Online Upstarts Challenge Chinese Banks
Chinese banks have long operated under a protective environment in which deposit and lending rates have been managed in a rather tight band by the central bank. One advantage of these controls for the banks has been fixed net interest rate margins. But China’s traditional state-owned banks have been pressured recently to try to keep depositors from seeking the higher yield products now offered by online Chinese financing firms.
During my recent trip to China, I found many of my friends and family have been drawn increasingly to online investment products offered by several of China’s major Internet heavyweights. These products offer higher yields than bank deposits and are easy to access electronically.
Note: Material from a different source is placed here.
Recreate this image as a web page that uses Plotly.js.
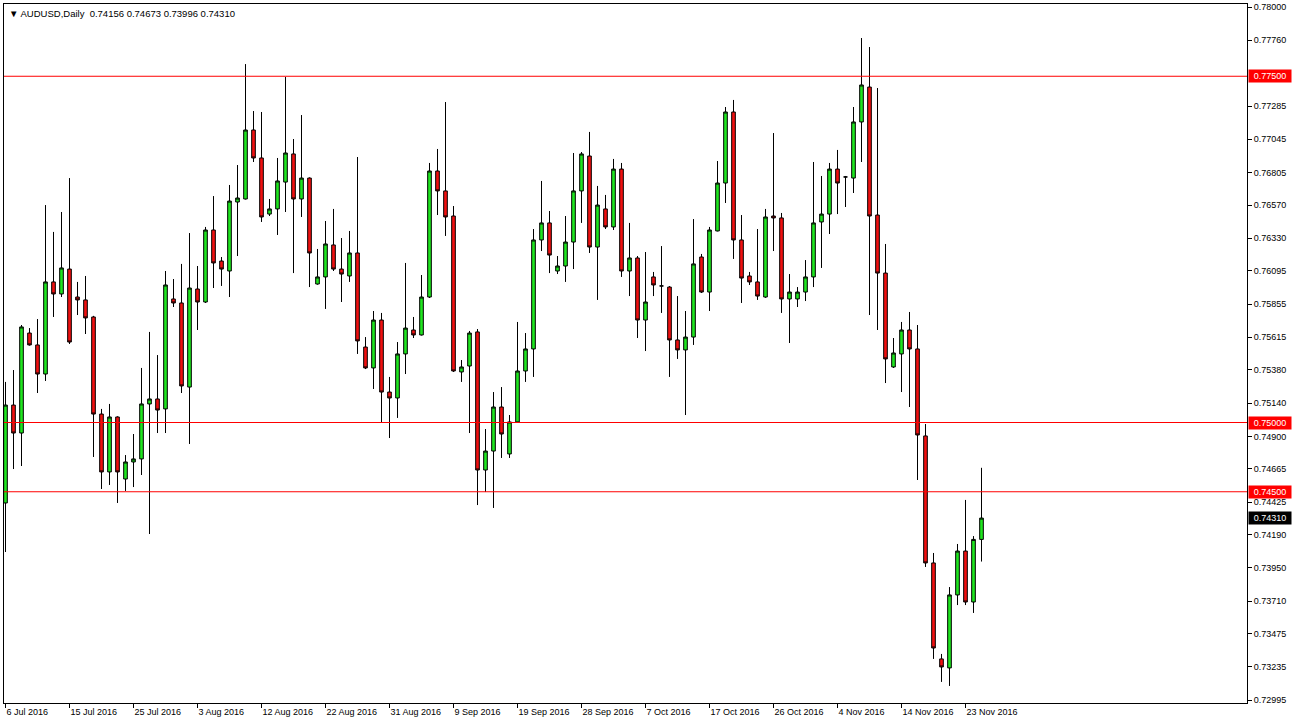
<!DOCTYPE html>
<html>
<head>
<meta charset="utf-8">
<script src="https://cdn.plot.ly/plotly-3.0.1.min.js"></script>
<style>
html,body{margin:0;padding:0;background:#fff;}
#chart{width:1292px;height:726px;}
</style>
</head>
<body>
<div id="chart"></div>
<script>
// AUDUSD Daily OHLC (one bar per trading day incl. Sunday bars), 6 Jul 2016 – 25 Nov 2016
const openP = [
0.74419,0.75126,0.74924,0.75646,0.75560,0.75350,0.76015,0.75928,0.76108,0.75906,
0.75885,0.75762,0.75061,0.74643,0.75040,0.74592,0.74715,0.74737,0.75134,0.75170,
0.75098,0.75892,0.75863,0.75256,0.75964,0.75870,0.76390,0.76166,0.76094,0.76592,
0.76614,0.77112,0.76910,0.76505,0.76542,0.76736,0.76939,0.76614,0.76765,0.76000,
0.76051,0.76282,0.76108,0.76058,0.76224,0.75545,0.75394,0.75740,0.75220,0.75177,
0.75495,0.75668,0.75632,0.75906,0.76816,0.76672,0.76491,0.75365,0.75408,0.75654,
0.74657,0.74794,0.75112,0.74773,0.75004,0.75372,0.75531,0.76318,0.76441,0.76094,
0.76130,0.76303,0.76672,0.76924,0.76267,0.76542,0.76412,0.76830,0.76094,0.76188,
0.75740,0.76051,0.75986,0.75978,0.75596,0.75524,0.75617,0.76195,0.75942,0.76383,
0.76729,0.77242,0.76318,0.76058,0.76015,0.75906,0.76491,0.76477,0.75892,0.75892,
0.75942,0.76051,0.76448,0.76505,0.76830,0.76773,0.76765,0.77170,0.77422,0.76498,
0.76079,0.75401,0.75495,0.75668,0.75531,0.74903,0.73986,0.73293,0.73228,0.73755,
0.74072,0.73704,0.74156];
const highP = [
0.75293,0.75379,0.75704,0.75682,0.75747,0.76570,0.76376,0.76520,0.76765,0.76015,
0.76058,0.75770,0.75098,0.75134,0.75045,0.74765,0.74917,0.75394,0.75654,0.75487,
0.76094,0.76036,0.76145,0.76368,0.76130,0.76412,0.76635,0.76195,0.76715,0.76859,
0.77588,0.77249,0.77242,0.76614,0.76910,0.77495,0.77047,0.77220,0.76770,0.76253,
0.76455,0.76542,0.76332,0.76383,0.76917,0.75617,0.75805,0.75791,0.75329,0.75581,
0.76152,0.75762,0.76065,0.76874,0.76975,0.77314,0.76563,0.75451,0.75661,0.75675,
0.74953,0.75220,0.75256,0.75054,0.75726,0.75646,0.76397,0.76744,0.76527,0.76202,
0.76491,0.76946,0.76953,0.77098,0.76708,0.76643,0.76903,0.76874,0.76441,0.76202,
0.76231,0.76087,0.76274,0.75985,0.75913,0.75805,0.76469,0.76217,0.76412,0.76888,
0.77278,0.77329,0.76498,0.76087,0.76397,0.76542,0.77090,0.76513,0.76072,0.75978,
0.76173,0.76881,0.76780,0.76874,0.76968,0.76780,0.77278,0.77776,0.77711,0.77415,
0.76289,0.75610,0.75726,0.75798,0.75704,0.74989,0.74058,0.73329,0.73812,0.74123,
0.74441,0.74180,0.74673];
const lowP = [
0.74065,0.74664,0.74686,0.75555,0.75213,0.75300,0.75762,0.75906,0.75567,0.75776,
0.75639,0.74751,0.74520,0.74549,0.74419,0.74506,0.74534,0.74621,0.74195,0.74924,
0.74924,0.75834,0.75213,0.74845,0.75668,0.75863,0.75971,0.75986,0.75906,0.76202,
0.76610,0.76881,0.76448,0.76491,0.76354,0.76520,0.76079,0.76484,0.75978,0.75995,
0.75820,0.76094,0.75870,0.76015,0.75495,0.75386,0.75242,0.74997,0.74888,0.75033,
0.75350,0.75610,0.75628,0.75899,0.76498,0.76347,0.75365,0.75293,0.74924,0.74404,
0.74498,0.74383,0.74744,0.74744,0.74999,0.75293,0.75329,0.76238,0.76079,0.76072,
0.76015,0.76108,0.76441,0.76224,0.75885,0.76397,0.76390,0.76051,0.75913,0.75610,
0.75516,0.75913,0.75791,0.75329,0.75459,0.75054,0.75560,0.75935,0.75805,0.76380,
0.76585,0.76181,0.75863,0.75993,0.75885,0.75900,0.76238,0.75791,0.75574,0.75834,
0.75877,0.75978,0.76116,0.76361,0.76505,0.76556,0.76657,0.76881,0.75776,0.75668,
0.75285,0.75394,0.75220,0.75112,0.74585,0.73957,0.73293,0.73127,0.73098,0.73682,
0.73682,0.73625,0.73996];
const closeP = [
0.75126,0.74924,0.75690,0.75560,0.75350,0.76015,0.75928,0.76116,0.75581,0.75885,
0.75755,0.75061,0.74643,0.75040,0.74643,0.74715,0.74737,0.75134,0.75170,0.75090,
0.75993,0.75863,0.75264,0.75971,0.75870,0.76390,0.76152,0.76108,0.76599,0.76621,
0.77112,0.76910,0.76484,0.76542,0.76744,0.76946,0.76614,0.76765,0.76224,0.76051,
0.76289,0.76108,0.76072,0.76224,0.75589,0.75394,0.75740,0.75220,0.75177,0.75495,
0.75682,0.75632,0.75906,0.76816,0.76672,0.76484,0.75372,0.75401,0.75646,0.74657,
0.74794,0.75112,0.74917,0.75004,0.75372,0.75531,0.76318,0.76441,0.76209,0.76130,
0.76303,0.76672,0.76939,0.76267,0.76570,0.76412,0.76830,0.76094,0.76188,0.75740,
0.75870,0.75993,0.75986,0.75596,0.75524,0.75617,0.76145,0.75942,0.76390,0.76729,
0.77242,0.76318,0.76043,0.76015,0.75913,0.76484,0.76477,0.75892,0.75942,0.75942,
0.76051,0.76441,0.76505,0.76830,0.76729,0.76773,0.77170,0.77437,0.76491,0.76079,
0.75459,0.75502,0.75668,0.75531,0.74910,0.73986,0.73372,0.73235,0.73755,0.74072,
0.73704,0.74156,0.74310];

// date labels and the bar each one marks
const labelBars = [0,8,16,24,32,40,48,56,64,72,80,88,96,104,112,120];
const dateLabels = ['6 Jul 2016','15 Jul 2016','25 Jul 2016','3 Aug 2016','12 Aug 2016','22 Aug 2016',
  '31 Aug 2016','9 Sep 2016','19 Sep 2016','28 Sep 2016','7 Oct 2016','17 Oct 2016',
  '26 Oct 2016','4 Nov 2016','14 Nov 2016','23 Nov 2016'];

// price scale labels
const priceTicks = [0.78000,0.77760,0.77285,0.77045,0.76805,0.76570,0.76330,0.76095,0.75855,
  0.75615,0.75380,0.75140,0.74900,0.74665,0.74425,0.74190,0.73950,0.73710,0.73475,0.73235,0.72995];

// horizontal levels and current price
const levels = [0.77500, 0.75000, 0.74500];
const lastPrice = 0.74310;
const header = '▼ AUDUSD,Daily  0.74156 0.74673 0.73996 0.74310';

const xIdx = openP.map((_, i) => i);
const FONT = 'Liberation Sans, Arial, sans-serif';

const trace = {
  type: 'candlestick',
  x: xIdx, open: openP, high: highP, low: lowP, close: closeP,
  increasing: {line: {color: '#000000', width: 1}, fillcolor: '#1fe51f'},
  decreasing: {line: {color: '#000000', width: 1}, fillcolor: '#f01010'},
  whiskerwidth: 0,
  hoverinfo: 'skip',
  showlegend: false
};

const shapes = levels.map(v => ({
  type: 'line', xref: 'paper', x0: 0, x1: 1, yref: 'y', y0: v, y1: v,
  line: {color: '#ff0000', width: 1}, layer: 'above'
}));

const annotations = levels.map(v => ({
  xref: 'paper', x: 1, xanchor: 'left', xshift: 1, yref: 'y', y: v, yanchor: 'middle',
  text: v.toFixed(5), showarrow: false, bgcolor: '#ff0000', borderpad: 1,
  font: {family: FONT, size: 9, color: '#ffffff'}, width: 40, align: 'center'
}));
annotations.push({
  xref: 'paper', x: 1, xanchor: 'left', xshift: 1, yref: 'y', y: lastPrice, yanchor: 'middle',
  text: lastPrice.toFixed(5), showarrow: false, bgcolor: '#000000', borderpad: 1,
  font: {family: FONT, size: 9, color: '#ffffff'}, width: 40, align: 'center'
});
annotations.push({
  xref: 'paper', x: 0, xanchor: 'left', xshift: 3, yref: 'paper', y: 1, yanchor: 'top', yshift: -2,
  text: header, showarrow: false, font: {family: FONT, size: 9.5, color: '#000000'}
});

const layout = {
  width: 1292, height: 726,
  margin: {l: 4, r: 45, t: 4, b: 23},
  paper_bgcolor: '#ffffff', plot_bgcolor: '#ffffff',
  font: {family: FONT, size: 9, color: '#000000'},
  boxgap: 0.35,
  showlegend: false,
  xaxis: {
    range: [-0.1875, 155.1875], fixedrange: true,
    rangeslider: {visible: false},
    tickmode: 'array', tickvals: labelBars, ticktext: dateLabels,
    ticks: 'outside', ticklen: 4, tickcolor: '#000000',
    ticklabelposition: 'outside right',
    tickfont: {family: FONT, size: 9, color: '#000000'},
    showgrid: false, zeroline: false,
    showline: true, linecolor: '#000000', linewidth: 1, mirror: true
  },
  yaxis: {
    side: 'right',
    range: [0.729748, 0.780217], fixedrange: true,
    tickmode: 'array', tickvals: priceTicks, ticktext: priceTicks.map(v => v.toFixed(5)),
    ticks: 'outside', ticklen: 4, tickcolor: '#000000',
    tickfont: {family: FONT, size: 9, color: '#000000'},
    showgrid: false, zeroline: false,
    showline: true, linecolor: '#000000', linewidth: 1, mirror: true
  },
  shapes: shapes,
  annotations: annotations
};

Plotly.newPlot('chart', [trace], layout, {staticPlot: true, displayModeBar: false});
</script>
</body>
</html>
This phenomenon started last year when new money market funds were launched online. Leveraging a vast customer base in online payment systems, these products drew clients away from traditional bank deposits.
Granted, the amount of savings products held by online firms is still in its infancy as compared to the total deposits of Chinese banks, currently at US$12 trillion. However, the pace of growth may change the landscape within China’s highly regulated financial industry.
Traditional banks are feeling the heat. Several have started to fight back, launching new products that try to match the attractive yields offered by online money market funds. Ultimately, this should drive up funding costs for banks, and pressure those famously stable profit margins.
Banks have also responded by lobbying regulators to introduce measures that restrict the growth of online products. China’s central bank is no doubt evaluating potential risks from this new trend. But the central bank appears more concerned with identity theft issues to ensure adequate risk disclosure over the online investment products. The general sense is that central bank officials are focused on guiding the healthy development of such online firms, and ensuring they abide by the proper rules and regulations, than by restricting their ability to grow.
We believe that the rapid development of Internet finance will help speed up central government efforts to promote interest rate liberalization—a major reform goal of China’s banking sector. The idea is to give the banks the autonomy to set interest rates based on the market. In the past, banks have been very resistant to liberalized deposit rates for fear of funding cost increases. Under mounting competitive pressures, however, banks will need a more flexible rate regime to win business. We believe that only once China has a more liberalized system, will its banking system truly meet global operating standards.